Hashad has taken his expertise in fluid dynamics and applied it to modeling the way air polluted by vehicle exhaust and particulates shed by vehicle braking systems moves through trees along the roadsides. As the air moves through the trees, some of the particulates are deposited on the leaves, branches, and trunks of the trees. By the time the air makes it to the schools, factories, homes, and offices beyond the trees, it contains less pollution. The vegetation also changes the flow of the air so that it no longer has a direct route to the buildings and people. The combined effects of this deposition and dispersion can markedly reduce the amount of pollutants in the air on the far side of the trees.

In order to guide urban planners, homeowners, and others as they decide on pollution mitigation measures, Hashad along with his labmates and a team of Computer Science M.Eng. students have created an Alpha release publicly-accessible website ( https://www.green.mae.cornell.edu/ ) that uses machine learning to efficiently recommend some tree-planting parameters that will maximize the effectiveness of the vegetation barriers they create. Users can add their zip code, tree species, ranges for tree height and width, pollutant particle size (if known), and distance from house (or school) to the highway.

The site then creates a chart showing the average reduction in airborne particulates for each given height and width of each species of tree selected. The site is user-friendly and gives actionable feedback very quickly. Which is exactly what Hashad was hoping for. “In my field of computational fluid dynamics we all know the physics and the equations we would need to answer these kinds of questions,” says Hashad, “but most other people don’t, especially the community and urban planners who need it the most. At the end of the day we are doing all of this science so that we can give people something easy to use that will have a real impact in their lives.”

During his time at Cornell, Hashad lead the heat transfer lab course, and is currently working as the teaching assistant for the Future Energy Systems course, which he really enjoys.

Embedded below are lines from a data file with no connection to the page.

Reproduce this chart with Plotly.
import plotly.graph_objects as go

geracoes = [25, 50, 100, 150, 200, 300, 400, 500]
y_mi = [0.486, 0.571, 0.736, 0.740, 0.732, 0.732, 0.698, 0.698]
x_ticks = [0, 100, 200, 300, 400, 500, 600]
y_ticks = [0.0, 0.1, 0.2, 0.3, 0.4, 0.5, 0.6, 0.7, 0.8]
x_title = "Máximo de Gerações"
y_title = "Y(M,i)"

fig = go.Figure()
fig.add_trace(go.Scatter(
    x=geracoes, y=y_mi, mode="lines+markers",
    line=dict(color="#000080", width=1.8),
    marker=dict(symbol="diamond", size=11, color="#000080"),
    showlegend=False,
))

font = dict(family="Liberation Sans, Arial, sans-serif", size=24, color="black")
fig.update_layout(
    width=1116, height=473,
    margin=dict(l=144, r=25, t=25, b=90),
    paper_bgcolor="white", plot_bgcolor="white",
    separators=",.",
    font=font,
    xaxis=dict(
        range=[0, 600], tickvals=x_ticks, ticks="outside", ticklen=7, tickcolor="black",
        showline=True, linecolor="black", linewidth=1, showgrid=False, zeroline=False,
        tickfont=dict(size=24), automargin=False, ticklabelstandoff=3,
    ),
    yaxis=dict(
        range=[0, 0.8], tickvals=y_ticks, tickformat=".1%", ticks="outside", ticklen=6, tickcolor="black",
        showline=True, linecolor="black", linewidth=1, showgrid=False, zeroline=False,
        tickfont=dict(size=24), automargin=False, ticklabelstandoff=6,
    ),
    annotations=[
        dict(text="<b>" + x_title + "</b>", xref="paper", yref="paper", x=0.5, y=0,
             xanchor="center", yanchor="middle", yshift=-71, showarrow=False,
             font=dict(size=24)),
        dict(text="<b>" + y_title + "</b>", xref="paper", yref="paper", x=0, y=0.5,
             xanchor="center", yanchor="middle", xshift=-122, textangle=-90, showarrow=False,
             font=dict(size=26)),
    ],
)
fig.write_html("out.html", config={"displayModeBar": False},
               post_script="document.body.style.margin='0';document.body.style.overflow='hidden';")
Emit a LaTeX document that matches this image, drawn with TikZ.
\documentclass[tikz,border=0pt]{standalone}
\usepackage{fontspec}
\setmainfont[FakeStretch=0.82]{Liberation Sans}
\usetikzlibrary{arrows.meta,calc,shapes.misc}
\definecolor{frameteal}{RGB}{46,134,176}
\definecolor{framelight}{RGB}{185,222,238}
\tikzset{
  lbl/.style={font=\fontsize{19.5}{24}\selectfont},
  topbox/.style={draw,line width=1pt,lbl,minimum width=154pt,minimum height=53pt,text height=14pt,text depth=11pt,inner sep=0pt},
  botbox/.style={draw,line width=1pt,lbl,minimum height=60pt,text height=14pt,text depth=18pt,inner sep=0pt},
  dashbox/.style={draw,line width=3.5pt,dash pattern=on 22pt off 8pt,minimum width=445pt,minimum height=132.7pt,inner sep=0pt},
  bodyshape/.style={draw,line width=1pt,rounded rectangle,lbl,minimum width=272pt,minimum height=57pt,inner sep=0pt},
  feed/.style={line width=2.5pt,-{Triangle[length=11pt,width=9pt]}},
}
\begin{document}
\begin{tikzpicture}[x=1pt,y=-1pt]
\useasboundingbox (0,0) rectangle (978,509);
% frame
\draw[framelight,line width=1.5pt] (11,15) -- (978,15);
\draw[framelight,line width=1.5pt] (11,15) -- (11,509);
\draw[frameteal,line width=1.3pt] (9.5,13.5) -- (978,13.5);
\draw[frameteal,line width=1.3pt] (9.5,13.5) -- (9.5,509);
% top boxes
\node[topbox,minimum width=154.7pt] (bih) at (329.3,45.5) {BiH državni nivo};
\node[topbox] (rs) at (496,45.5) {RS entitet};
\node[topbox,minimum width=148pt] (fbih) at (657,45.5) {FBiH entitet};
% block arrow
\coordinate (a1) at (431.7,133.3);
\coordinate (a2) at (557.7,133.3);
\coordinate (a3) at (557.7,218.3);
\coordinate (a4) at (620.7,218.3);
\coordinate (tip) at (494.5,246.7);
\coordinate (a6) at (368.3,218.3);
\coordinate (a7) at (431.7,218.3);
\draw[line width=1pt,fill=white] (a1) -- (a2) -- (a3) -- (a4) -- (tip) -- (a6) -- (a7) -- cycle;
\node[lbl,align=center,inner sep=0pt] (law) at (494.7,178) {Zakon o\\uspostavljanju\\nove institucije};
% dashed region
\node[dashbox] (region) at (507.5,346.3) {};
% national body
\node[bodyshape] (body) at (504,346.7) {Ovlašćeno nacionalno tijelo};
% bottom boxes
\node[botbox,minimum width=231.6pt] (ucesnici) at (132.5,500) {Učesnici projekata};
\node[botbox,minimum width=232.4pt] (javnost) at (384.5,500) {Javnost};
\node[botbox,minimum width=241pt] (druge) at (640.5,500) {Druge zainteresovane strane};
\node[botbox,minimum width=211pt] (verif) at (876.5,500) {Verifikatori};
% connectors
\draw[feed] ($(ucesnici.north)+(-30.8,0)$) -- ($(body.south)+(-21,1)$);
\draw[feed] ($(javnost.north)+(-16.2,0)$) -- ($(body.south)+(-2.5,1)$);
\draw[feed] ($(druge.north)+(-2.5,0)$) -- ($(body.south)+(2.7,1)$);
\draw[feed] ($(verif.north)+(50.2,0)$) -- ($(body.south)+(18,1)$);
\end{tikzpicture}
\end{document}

He is expecting to graduate with his doctorate in the summer of 2021. Currently, he is submitting job applications and looking for work in exciting fields such as the renewable energy sector, as well as  engineering firms that will leverage his CFD and data science expertise. “I am hungry to get out in the ‘real’ world and get some experience applying what I know. Long term, I can see myself doing some teaching as well.” When Hashad is not simulating the flow of polluted air he is passionate about watching and playing soccer.